И — тьма подсказок, куда «направить» героя, какую мирную профессию ему дать. И уже «самодельные» стихи о Тёркине-колхознике, солдате-сверхсрочнике, рабочем, даже пожарнике и милиционере…
Твардовский счел необходимым «объясниться». Его статья «Ответ читателям „Василия Тёркина“» (Новый мир. 1951. № 11) — вскоре переименованная: «Как был написан „Василий Тёркин“ (Ответ читателям)» — не только обстоятельно рассказывала об истории создания книги; автор писал, что не хочет и не может «эксплуатировать» готовый, сложившийся образ и просто «увеличивать количество строк под старым заглавием, не ища нового качества».
Не все, однако, были удовлетворены прочитанным. И не только по наивности. Примечательно проникновенное письмо столь высокого «профессионала», как известный украинский сатирик Остап Вишня.
Сказав, что «совершенно согласен» с «хорошей статьей», он продолжал: «Но любя Вас, любя Вашу работу (подчеркиваю!), — печаль какая-то, что Вы прощаетесь с Тёркиным.
По-моему, он нужен.
Творчески Вы правы! Жертвенно правы, боясь назойливости. Но… хотелось бы, чтобы Тёркин жил.
А может быть, и найдется? Это очень, я знаю, трудно, но возможно!
Вы столько дали радости Тёркиным своим, что аж страшно с ним расставаться».
Внимательно перечитывая ныне и некоторые другие из читательских писем, кажется, различаешь некоторые «опорные пункты», которые позволили поэту «пересмотреть» свое прежнее твердое решение и вернуться к любимому герою.
Впрочем, если быть точным, — к замыслу еще военных лет, когда в январе 1944 года Твардовский занес в рабочую тетрадь набросок главы «Тёркин на том свете», не получивший, однако, продолжения и развития. (И трудно гадать, каким это продолжение должно было быть.)
Новое же обращение к этой фабуле было явно порождено обострившимся у поэта после войны неприятием многих явлений, пышно расцветших в атмосфере утвердившегося режима.
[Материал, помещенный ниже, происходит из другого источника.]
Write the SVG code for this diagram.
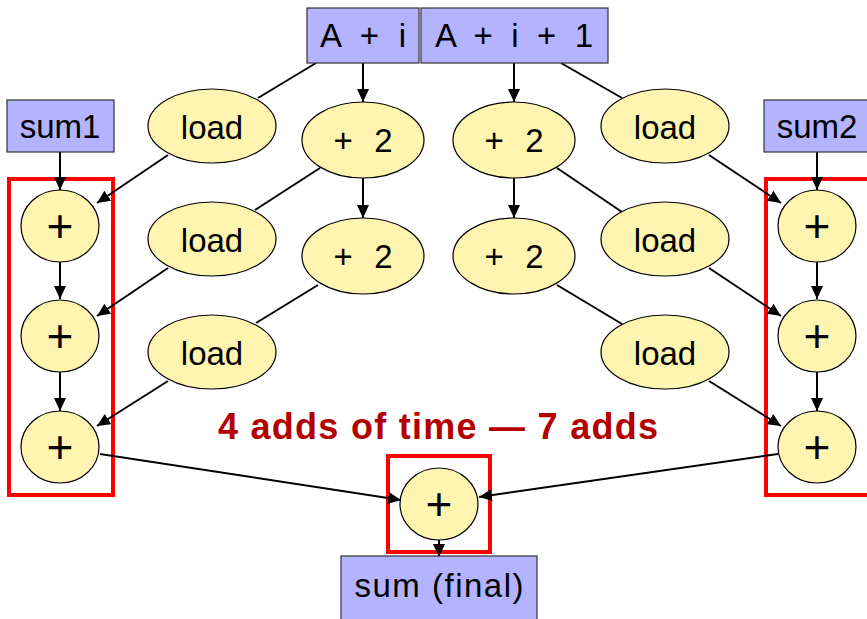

Иные читательские письма не могли не дать новой пищи для трудных размышлений об этом. Даже в пренаивном стихотворении младшего лейтенанта милиции П. Лыкова, сделавшего Тёркина своим сослуживцем, обращали на себя внимание слова о том, что теперь «приходится сражаться не с фашистами, а с жульем». Что ж говорить о письмах (воплях!) вроде нижеследующего, по понятным причинам отсутствовавшего в эпистолярной подборке, которой сопроводила вдова поэта издание «Книги про бойца» в 1976 году, еще в брежневские времена:
Поэт Твардовский, извините,
Не забывайте и задворки,
Хоть мимолетно посмотрите,
Где умирает Вася Тёркин,
Который воевал, учился,
Заводы строил, сеял рожь,
В тюрьме бедняга истомился,
Погиб в которой ни за грош.
Прошу мне верить, я Вам верю.
Прощайте! Больше нету слов.
Я Тёркиных нутром измерил,
Я Тёркин, хоть пишусь Попов.
Твардовскому и прежде случалось читать в солдатских письмах: «Я самый тот Василий Тёркин», или: «…Если бы спросили… Кто, мол, Тёркин тот, Василий? — Я б ответил: — Это я». — Но такое письмо, такой поворот судьбы одного из разнофамильных «Тёркиных», — могли ли не потрясти «бабью душу»?